Mel, yes there's a reason: it's his hobby & they had to practice...for their show this weekend...at a bar...which I will be at as well. Actually, I wonder if he's as "triggered" as I am? It's ME who worries, frets, and now suspects, but he just grabs some Gatorade & goes, then comes home.

You know why I suspected it? Mainly because he was in a really good mood last night. And I was a bit crabby/tired. He was a bit put off that I wasn't able to share in his good mood (like I usually do, I listen attentively & celebrate for/with him for not drinking!) so snuggles were lacking in bed. Kinda silly when I think about it now.

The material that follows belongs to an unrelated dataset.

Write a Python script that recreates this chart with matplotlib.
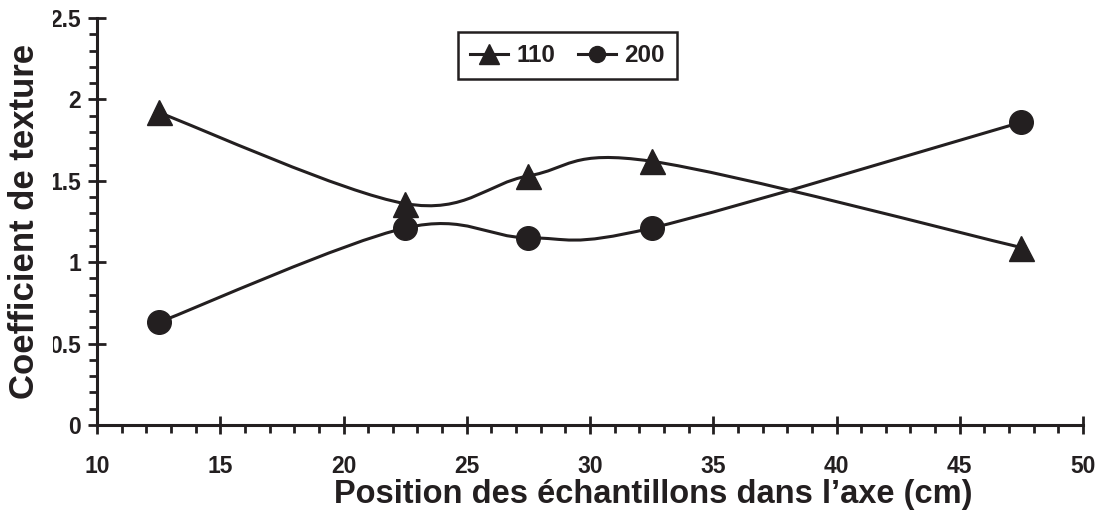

We talked in the morning but I didn't confront him. I'd figured out half-way thru our discussion that this was in my head. That, and like IRN said, I wouldn't have necessarily gotten an honest response. But, the ONE time he DID want to drink, he told me first. He didn't want to go but did for no reason other than feeling obligated. We talked thru it. He knew to call me if it got to be too much. We celebrated when he got home, sober. Crabby, but sober.

Boundaries are pretty simple: NO DRINKING. He knows this. I suppose anybody can be a "sneak" but I don't think he is. By the time I'd left for work I was pretty OK. I gave it some more thought, felt him out a bit as he called me throughout the day, and decided it was a false alarm. Perhaps later on I will share with him that I'd suspected he drank. But, I'm not sure.

This is hard on me too, sometimes. I can do it.